Deciphering market sentiment
The configurations found in chart patterns provide deep insights into market sentiment. For example, the head and shoulders pattern often signals a forthcoming trend reversal, suggesting an end to bullish momentum. On the other hand, a bull flag points to a continuation of the upward trend after a brief pause. These patterns are shaped by the collective actions of the market’s participants, each responding to perceived value and risk.
Divergence patterns are also significant in gauging market sentiment. These occur when the price movement and an oscillator, such as the Relative Strength Index (RSI) or the Moving Average Convergence Divergence (MACD), move in opposite directions. A bullish divergence, where the price makes a lower low while the oscillator forms a higher low, suggests a potential upward reversal. Conversely, a bearish divergence, where the price makes a higher high while the oscillator forms a lower high, indicates a possible downward reversal. By identifying these divergences, traders can anticipate potential shifts in market sentiment.
Sentiment analysis goes beyond just reading charts. Traders also monitor news events, social media and various market sentiment indicators. Sudden spikes in trading volumes, changes in open interest for certain currency pairs, or an increase in media coverage of a particular currency can all provide clues about shifting market sentiment. By combining these insights with chart pattern analysis, traders can paint a more comprehensive picture of market mood and anticipate potential shifts more effectively.
Technological aids in pattern recognition
To identify chart patterns effectively, traders leverage both technology and their expertise. Advanced software assists in recognizing these patterns quickly and accurately. Nonetheless, the expertise of the trader plays a crucial role in interpreting these signals. Often, traders complement chart patterns with other indicators, such as moving averages, to confirm potential market movements. This combination of technology and human judgment forms a powerful toolset for forex trading.
Machine learning and artificial intelligence are increasingly being employed in pattern recognition. These technologies can analyze vast amounts of historical data, identify complex patterns and even adapt to changing market conditions.
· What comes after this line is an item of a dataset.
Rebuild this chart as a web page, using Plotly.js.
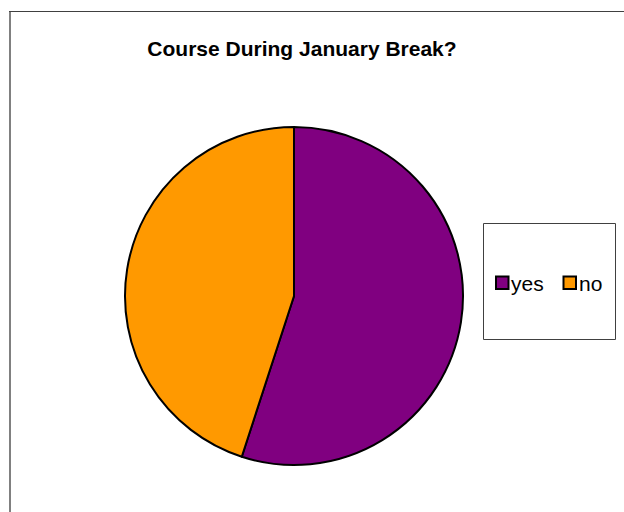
<!DOCTYPE html>
<html>
<head>
<meta charset="utf-8">
<script src="https://cdn.plot.ly/plotly-3.0.1.min.js"></script>
<style>html,body{margin:0;padding:0;background:#fff;}#chart{width:624px;height:512px;}</style>
</head>
<body>
<div id="chart"></div>
<script>
const categories = ["yes", "no"];
const values = [55, 45];
const sliceColors = ["#800080", "#FF9900"];
const chartTitle = "Course During January Break?";

const W = 624, H = 512;
const px = x => x / W;
const py = y => 1 - y / H;
const FONT = "Arial, 'Liberation Sans', sans-serif";

const data = [{
  type: "pie",
  labels: categories,
  values: values,
  sort: false,
  direction: "clockwise",
  rotation: 0,
  textinfo: "none",
  hoverinfo: "label+value+percent",
  marker: { colors: sliceColors, line: { color: "#000000", width: 2 } },
  domain: { x: [px(125), px(463)], y: [py(465), py(127)] },
  showlegend: false
}];

// Legend drawn inside a boxed frame (positions are style, entries come from the data arrays)
const legendSquareX = [496, 563.5];
const legendTextX = [509.5, 578];
const legendMidY = 282.5;
const shapes = [
  { type: "line", xref: "paper", yref: "paper", x0: px(10), x1: px(10), y0: py(11), y1: -0.05, line: { color: "#808080", width: 2 } },
  { type: "line", xref: "paper", yref: "paper", x0: px(9), x1: 1.05, y0: py(11.5), y1: py(11.5), line: { color: "#404040", width: 1 } },
  { type: "rect", xref: "paper", yref: "paper", x0: px(483.5), x1: px(615.5), y0: py(339.5), y1: py(223.5), line: { color: "#404040", width: 1 }, fillcolor: "rgba(0,0,0,0)", layer: "below" }
];
const annotations = [];
categories.forEach((c, i) => {
  shapes.push({
    type: "rect", xref: "paper", yref: "paper",
    x0: px(legendSquareX[i]), x1: px(legendSquareX[i] + 12.5),
    y0: py(legendMidY + 6.5), y1: py(legendMidY - 6),
    fillcolor: sliceColors[i], line: { color: "#000000", width: 2 }
  });
  annotations.push({
    xref: "paper", yref: "paper",
    x: px(legendTextX[i]), xanchor: "left",
    y: py(legendMidY + 1), yanchor: "middle",
    text: c, showarrow: false, borderpad: 0,
    font: { family: FONT, size: 21, color: "#000000" }
  });
});

const layout = {
  width: W, height: H,
  margin: { l: 0, r: 0, t: 0, b: 0, autoexpand: false },
  paper_bgcolor: "#ffffff",
  showlegend: false,
  font: { family: FONT, color: "#000000" },
  title: {
    text: "<b>" + chartTitle + "</b>",
    font: { family: FONT, size: 21, color: "#000000" },
    x: px(302), xanchor: "center", xref: "paper",
    y: py(48.5), yanchor: "middle", yref: "paper"
  },
  shapes: shapes,
  annotations: annotations
};

Plotly.newPlot("chart", data, layout, { displayModeBar: false, staticPlot: true });
</script>
</body>
</html>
Some advanced trading platforms now offer AI-powered pattern recognition tools that can alert traders to potential trading opportunities in real-time. However, it’s important to remember that these tools are designed to assist traders, not replace them. The final decision should always rest with the trader, based on their understanding of the market and their risk tolerance.
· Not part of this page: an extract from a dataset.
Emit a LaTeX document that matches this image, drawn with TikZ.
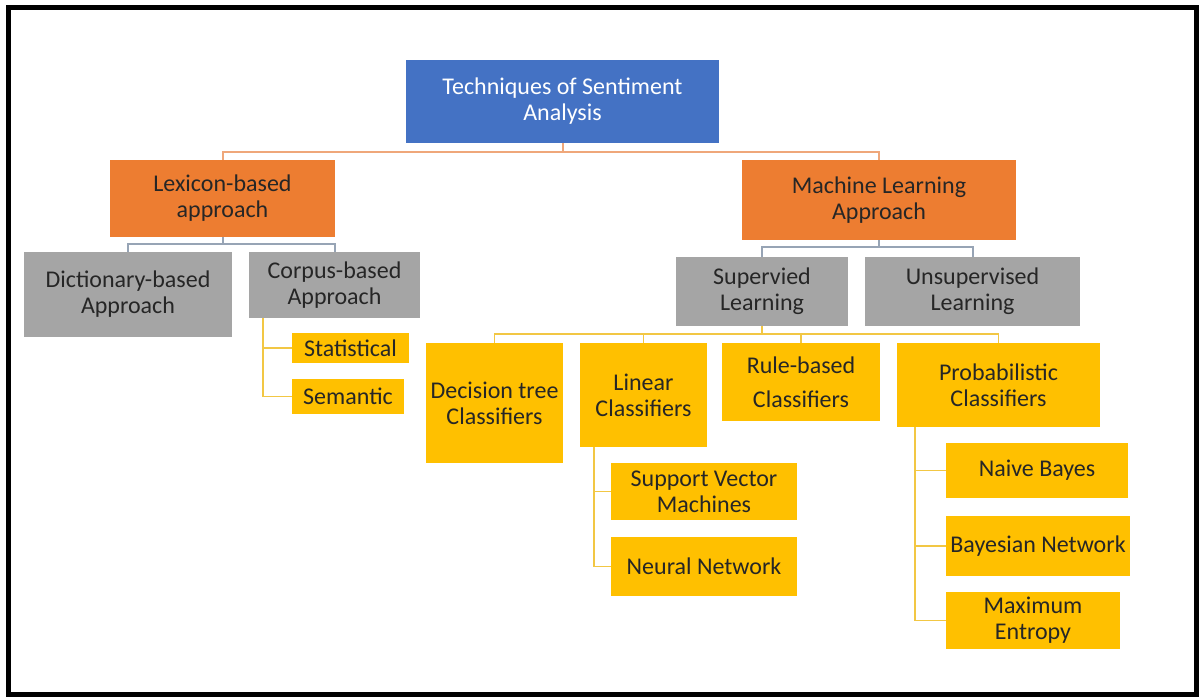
\documentclass[tikz,border=0pt]{standalone}
\usepackage{fontspec}
\setmainfont{Carlito}
\definecolor{cblue}{HTML}{4472C4}
\definecolor{corange}{HTML}{ED7D31}
\definecolor{cgray}{HTML}{A5A5A5}
\definecolor{cyellow}{HTML}{FFC000}
\definecolor{ctext}{HTML}{262626}
\definecolor{lorange}{HTML}{EFA77A}
\definecolor{lgray}{HTML}{97A4B5}
\definecolor{lyellow}{HTML}{F2C744}
\tikzset{
  box/.style={inner sep=0pt, align=center, text=ctext, font=\fontsize{24}{26}\selectfont},
  bluebox/.style={box, fill=cblue, text=white},
  orangebox/.style={box, fill=corange},
  graybox/.style={box, fill=cgray},
  yellowbox/.style={box, fill=cyellow},
  oline/.style={draw=lorange, line width=2pt},
  gline/.style={draw=lgray, line width=2pt},
  yline/.style={draw=lyellow, line width=1.8pt},
}
\begin{document}
\begin{tikzpicture}[x=1pt,y=-1pt]
\useasboundingbox (0,0) rectangle (1203,700);
\fill[white] (0,0) rectangle (1203,700);
\draw[black, line width=5pt] (8,8) rectangle (1196,694);

\node[bluebox, minimum width=313pt, minimum height=83pt] (top) at (562.5,101.5) {Techniques of Sentiment\\Analysis};
\node[orangebox, minimum width=225pt, minimum height=77pt] (lex) at (222.5,198.5) {Lexicon-based\\approach};
\node[orangebox, minimum width=274pt, minimum height=80pt] (ml) at (879,200) {Machine Learning\\Approach};
\node[graybox, minimum width=208pt, minimum height=85pt] (dict) at (128,294.5) {Dictionary-based\\Approach};
\node[graybox, minimum width=171pt, minimum height=66pt] (corp) at (334.5,285) {Corpus-based\\Approach};
\node[graybox, minimum width=172pt, minimum height=69pt] (sup) at (762,291.5) {Supervied\\Learning};
\node[graybox, minimum width=215pt, minimum height=69pt] (uns) at (972.5,291.5) {Unsupervised\\Learning};
\node[yellowbox, minimum width=137pt, minimum height=120pt] (dec) at (494.5,403) {Decision tree\\Classifiers};
\node[yellowbox, minimum width=127pt, minimum height=104pt] (lin) at (643.5,395) {Linear\\Classifiers};
\node[yellowbox, minimum width=158pt, minimum height=78pt] (rule) at (801,382) {Rule-based\\[8pt]Classifiers};
\node[yellowbox, minimum width=203pt, minimum height=84pt] (prob) at (998.5,385) {Probabilistic\\Classifiers};
\node[yellowbox, minimum width=186pt, minimum height=57pt] (svm) at (704,491.5) {Support Vector\\Machines};
\node[yellowbox, minimum width=186pt, minimum height=59pt] (nn) at (704,566.5) {Neural Network};
\node[yellowbox, minimum width=182pt, minimum height=55pt] (nb) at (1037,470.5) {Naive Bayes};
\node[yellowbox, minimum width=184pt, minimum height=60pt] (bn) at (1038,546) {Bayesian Network};
\node[yellowbox, minimum width=174pt, minimum height=57pt] (me) at (1033,620.5) {Maximum\\Entropy};
\node[yellowbox, minimum width=117pt, minimum height=30pt] (stat) at (350.5,348) {Statistical};
\node[yellowbox, minimum width=112pt, minimum height=35pt] (sem) at (348,396.5) {Semantic};

\draw[oline] (top.south) -- ++(0,8.5) -| (lex.north);
\draw[oline] (top.south) -- ++(0,8.5) -| (ml.north);
\draw[gline] (lex.south) -- ++(0,7) -| (dict.north);
\draw[gline] (lex.south) -- ++(0,7) -| (corp.north);
\draw[gline] (ml.south) -- ++(0,7) -| (sup.north);
\draw[gline] (ml.south) -- ++(0,7) -| (uns.north);
\draw[yline] (sup.south) -- ++(0,8) -| (dec.north);
\draw[yline] (sup.south) -- ++(0,8) -| (lin.north);
\draw[yline] (sup.south) -- ++(0,8) -| (rule.north);
\draw[yline] (sup.south) -- ++(0,8) -| (prob.north);
\draw[yline] ([xshift=14pt]corp.south west) |- (stat.west);
\draw[yline] ([xshift=14pt]corp.south west) |- (sem.west);
\draw[yline] ([xshift=14pt]lin.south west) |- (svm.west);
\draw[yline] ([xshift=14pt]lin.south west) |- (nn.west);
\draw[yline] ([xshift=18pt]prob.south west) |- (nb.west);
\draw[yline] ([xshift=18pt]prob.south west) |- (bn.west);
\draw[yline] ([xshift=18pt]prob.south west) |- (me.west);
\end{tikzpicture}
\end{document}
Strategies for utilizing chart patterns
Successful trading goes beyond recognizing chart patterns; it requires understanding their context. A bearish signal like a double top may carry more significance if it forms at a key resistance level or aligns with negative macroeconomic indicators. Thoughtfully setting entry and exit points based on these patterns, coupled with cautious risk management, enhances trading strategies. It’s about harmonizing historical insights with the dynamic nature of the forex market.
Incorporating chart patterns into a trading plan also involves considering the timeframe. Patterns on a daily chart may indicate a longer-term trend, while patterns on an hourly chart may signify short-term movements. Traders should align their trading style with the appropriate timeframe. Day traders, for example, may focus on shorter-term patterns, while position traders may prioritize longer-term formations. Consistently applying this approach helps to maintain a systematic and disciplined trading strategy.
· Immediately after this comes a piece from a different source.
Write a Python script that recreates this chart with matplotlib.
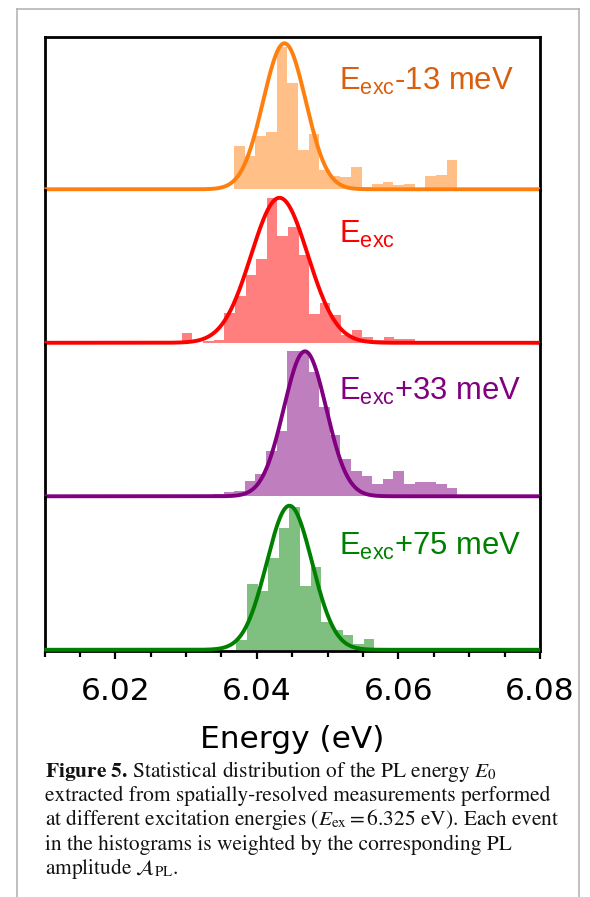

Adopting a flexible trading approach
Chart patterns, while insightful, are not always foolproof. Markets evolve, and strategies must adapt. For traders, this means a commitment to continuous learning and practice, developing a keen sense of which patterns to trust. This journey towards mastery involves blending chart patterns with other forms of analysis for a well-rounded view of the market. It’s not merely a pursuit of profit but a quest to understand the underlying forces at play in the forex market.
Risk management is a critical aspect of a flexible trading approach. No matter how promising a chart pattern may seem, there is always a risk of the trade not going as planned. Traders should always use stop-losses to limit their potential losses and ensure that no single trade can significantly deplete their trading account. Position sizing is also crucial – traders should never risk more than they can afford to lose on any single trade. By managing risk effectively, traders can protect their capital and remain in the game even if some trades don’t work out as expected.
In conclusion, chart patterns serve as a bridge between market data and strategy. They provide structure to the process of understanding market movements. Beyond their utility, they offer traders a richer view of market psychology. Whether you’re just starting out or have years of trading experience, chart patterns are key to developing informed and effective forex trading strategies.